Even something as commonplace as recurrent headache may have emotional underpinnings that CST can access. “I have a client who was working every day in an electromagnetic field,” Tomasicchio recounts. “It really affected him. He had to leave his job because of headaches, as well as anxiety. So we worked on the headaches, but some emotional issues came up during a session. He had a somatoemotional release.” Somatoemotional release is when being touched triggers a flood of feelings related to an earlier injury or trauma—whether physical or emotional. “It could have been something someone said to you,” says Tomasicchio, “and you’re holding that [past trauma] physically, in your tissue. It can cause intense feelings, like anger and resentment. CST taps into that, and helps the person release it. For some people the release can be an actual feeling of the experience.” Though it can sometimes be powerful and scary, the practitioner helps get you through to a freer, more centered place. Tomasicchio adds, “Your body is not going to show something that it’s not ready to release.”

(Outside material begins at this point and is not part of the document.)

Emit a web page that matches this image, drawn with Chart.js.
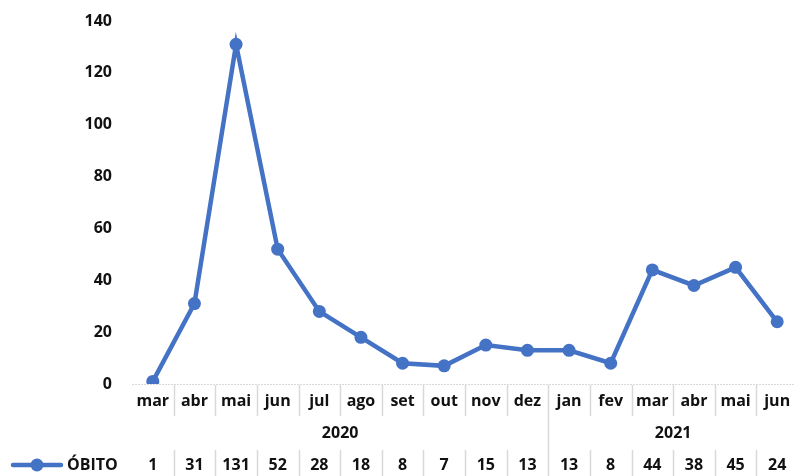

Tomasicchio suggests that people looking for a CST practitioner educate themselves about that person’s background. “I understand the concern that someone can take just a first level training and say they do craniosacral.” She recommends finding someone who has several levels of training, especially if you have emotional issues that may run deep. You can ask a practitioner about credentials directly, or, for those with Upledger training, consult the institute’s online database of practitioners (searchable by zip code).

A medical doctor goes deep
Ron Wish is an MD based in Nyack who focuses on craniosacral therapy in his healing practice and teaches an intensive CST training program. His approach and training include somatoemotional release. Wish explains, “Sometimes people need to go back to old traumas—physical abuse, sports injuries, old infections, hospitalizations, surgeries, childbirth [as a trauma for the baby or the mother], abortions, and miscarriages—to help resolve the memories that get stored in the tissues and cells, not just in the mind.”